* [Short problem] State only the number of lines that contain the string "this".

* [Extracted records]
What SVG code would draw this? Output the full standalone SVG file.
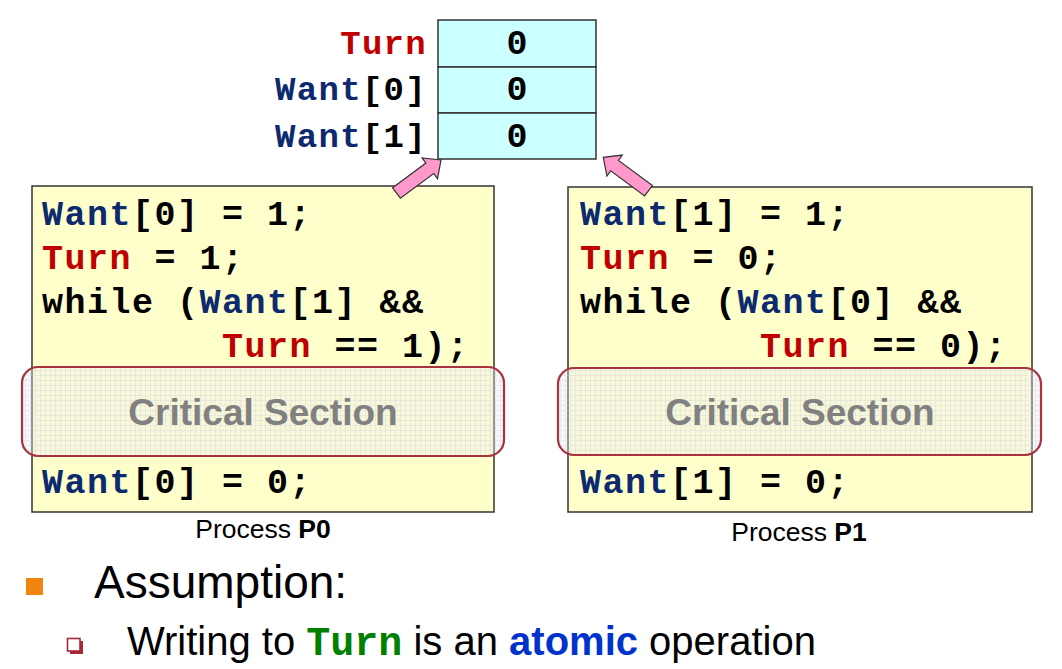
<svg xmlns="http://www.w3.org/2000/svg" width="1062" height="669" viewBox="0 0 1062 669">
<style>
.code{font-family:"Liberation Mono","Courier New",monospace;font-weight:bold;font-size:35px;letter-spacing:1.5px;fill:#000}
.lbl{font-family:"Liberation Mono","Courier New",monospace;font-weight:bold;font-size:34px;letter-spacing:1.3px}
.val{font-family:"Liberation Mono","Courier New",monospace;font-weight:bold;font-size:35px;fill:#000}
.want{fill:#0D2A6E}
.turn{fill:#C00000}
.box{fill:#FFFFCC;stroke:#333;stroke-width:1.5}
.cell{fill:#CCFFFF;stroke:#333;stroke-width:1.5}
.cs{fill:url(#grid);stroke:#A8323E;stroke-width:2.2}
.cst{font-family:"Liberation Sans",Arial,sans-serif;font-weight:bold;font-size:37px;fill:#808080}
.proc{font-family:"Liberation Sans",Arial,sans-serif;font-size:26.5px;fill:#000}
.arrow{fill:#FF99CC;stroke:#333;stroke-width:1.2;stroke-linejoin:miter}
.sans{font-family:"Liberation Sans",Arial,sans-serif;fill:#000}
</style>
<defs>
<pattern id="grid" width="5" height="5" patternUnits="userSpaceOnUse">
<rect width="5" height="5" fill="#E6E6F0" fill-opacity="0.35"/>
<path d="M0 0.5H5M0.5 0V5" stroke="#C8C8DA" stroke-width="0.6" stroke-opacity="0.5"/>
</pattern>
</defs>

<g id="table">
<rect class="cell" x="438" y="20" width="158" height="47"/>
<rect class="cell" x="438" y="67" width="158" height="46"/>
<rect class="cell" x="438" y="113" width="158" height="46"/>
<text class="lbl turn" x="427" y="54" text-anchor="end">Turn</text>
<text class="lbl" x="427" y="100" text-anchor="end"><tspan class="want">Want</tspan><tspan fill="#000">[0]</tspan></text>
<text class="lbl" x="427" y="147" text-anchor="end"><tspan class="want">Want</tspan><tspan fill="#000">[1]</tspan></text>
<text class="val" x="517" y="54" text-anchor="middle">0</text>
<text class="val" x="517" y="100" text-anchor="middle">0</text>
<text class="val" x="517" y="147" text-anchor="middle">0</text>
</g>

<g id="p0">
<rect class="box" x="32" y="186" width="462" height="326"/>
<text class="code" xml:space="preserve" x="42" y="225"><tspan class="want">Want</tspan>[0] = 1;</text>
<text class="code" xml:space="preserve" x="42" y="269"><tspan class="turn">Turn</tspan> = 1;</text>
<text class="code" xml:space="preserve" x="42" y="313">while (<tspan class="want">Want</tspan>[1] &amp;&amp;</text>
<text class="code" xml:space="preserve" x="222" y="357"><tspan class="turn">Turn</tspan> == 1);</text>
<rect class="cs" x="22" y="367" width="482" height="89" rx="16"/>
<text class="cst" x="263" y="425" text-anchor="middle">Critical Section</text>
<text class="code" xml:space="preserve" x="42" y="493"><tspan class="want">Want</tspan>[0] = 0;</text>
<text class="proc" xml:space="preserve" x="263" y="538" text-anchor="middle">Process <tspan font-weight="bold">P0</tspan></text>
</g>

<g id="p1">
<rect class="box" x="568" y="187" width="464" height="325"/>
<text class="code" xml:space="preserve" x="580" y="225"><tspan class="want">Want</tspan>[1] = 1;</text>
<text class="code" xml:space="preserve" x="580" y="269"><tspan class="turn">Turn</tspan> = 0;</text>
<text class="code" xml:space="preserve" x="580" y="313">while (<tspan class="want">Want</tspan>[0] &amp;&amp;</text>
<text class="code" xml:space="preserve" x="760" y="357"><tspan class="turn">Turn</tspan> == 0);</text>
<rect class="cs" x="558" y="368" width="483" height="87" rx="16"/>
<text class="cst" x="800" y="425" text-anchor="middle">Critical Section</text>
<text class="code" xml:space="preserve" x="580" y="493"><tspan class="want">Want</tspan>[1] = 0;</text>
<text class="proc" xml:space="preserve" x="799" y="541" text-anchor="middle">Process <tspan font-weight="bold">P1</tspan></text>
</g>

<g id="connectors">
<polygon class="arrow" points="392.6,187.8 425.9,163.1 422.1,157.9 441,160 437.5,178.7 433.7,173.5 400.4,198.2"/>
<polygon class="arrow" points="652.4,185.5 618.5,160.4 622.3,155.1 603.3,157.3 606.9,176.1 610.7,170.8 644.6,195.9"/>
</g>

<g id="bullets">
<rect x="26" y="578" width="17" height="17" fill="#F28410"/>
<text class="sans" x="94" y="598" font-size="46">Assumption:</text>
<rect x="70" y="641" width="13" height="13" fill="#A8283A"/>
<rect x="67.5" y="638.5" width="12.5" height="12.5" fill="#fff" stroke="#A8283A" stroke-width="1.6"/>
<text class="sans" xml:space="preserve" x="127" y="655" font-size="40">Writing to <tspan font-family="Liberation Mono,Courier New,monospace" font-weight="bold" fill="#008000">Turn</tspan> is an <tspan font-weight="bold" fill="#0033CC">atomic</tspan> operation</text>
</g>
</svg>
* * *
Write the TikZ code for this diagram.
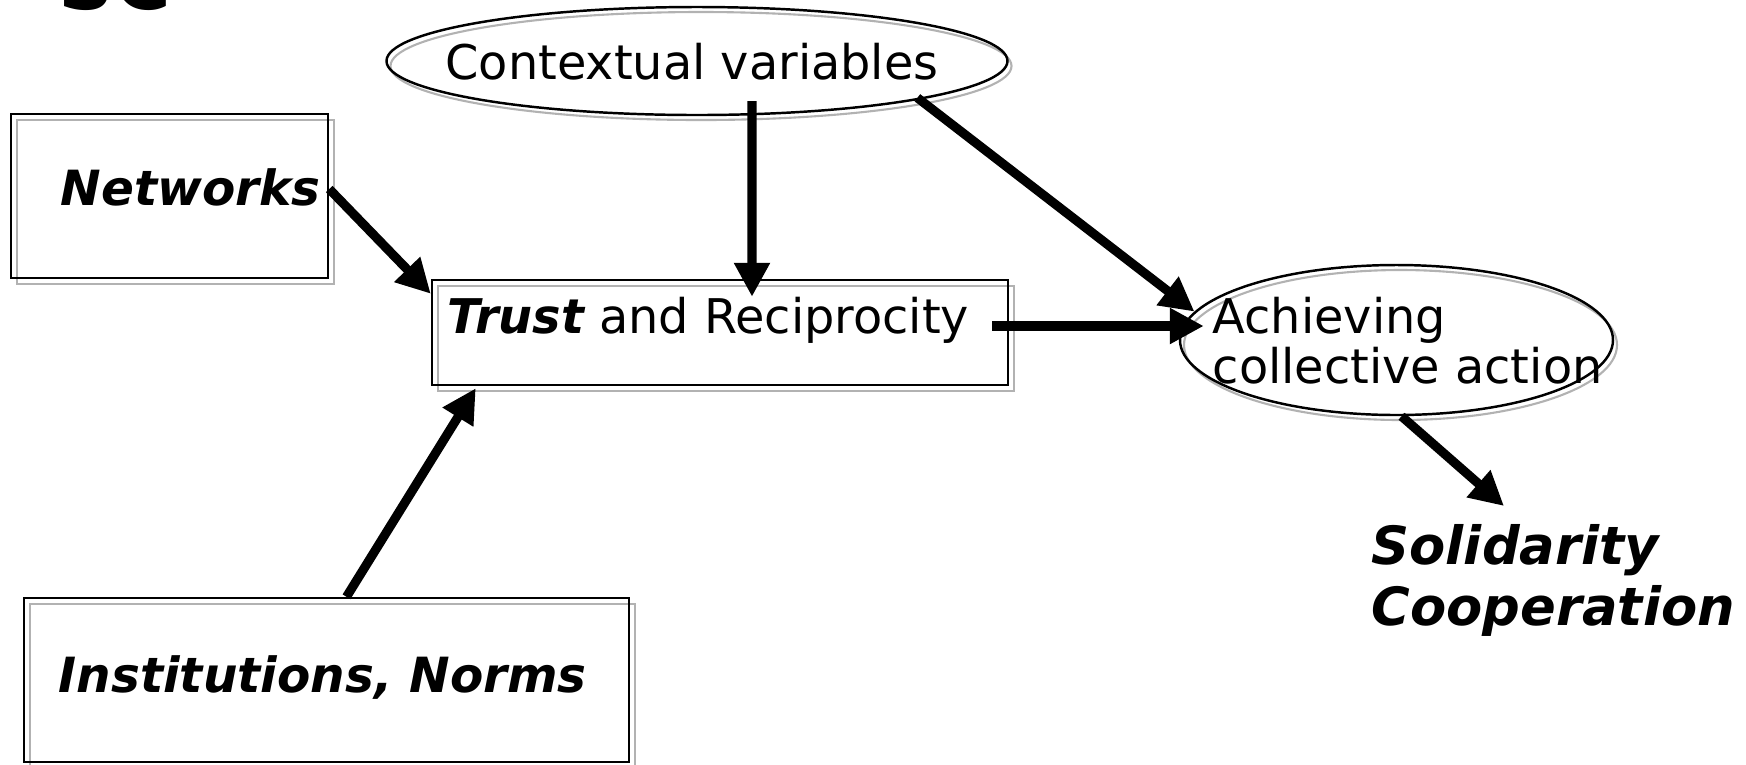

* [Answer for the task] 2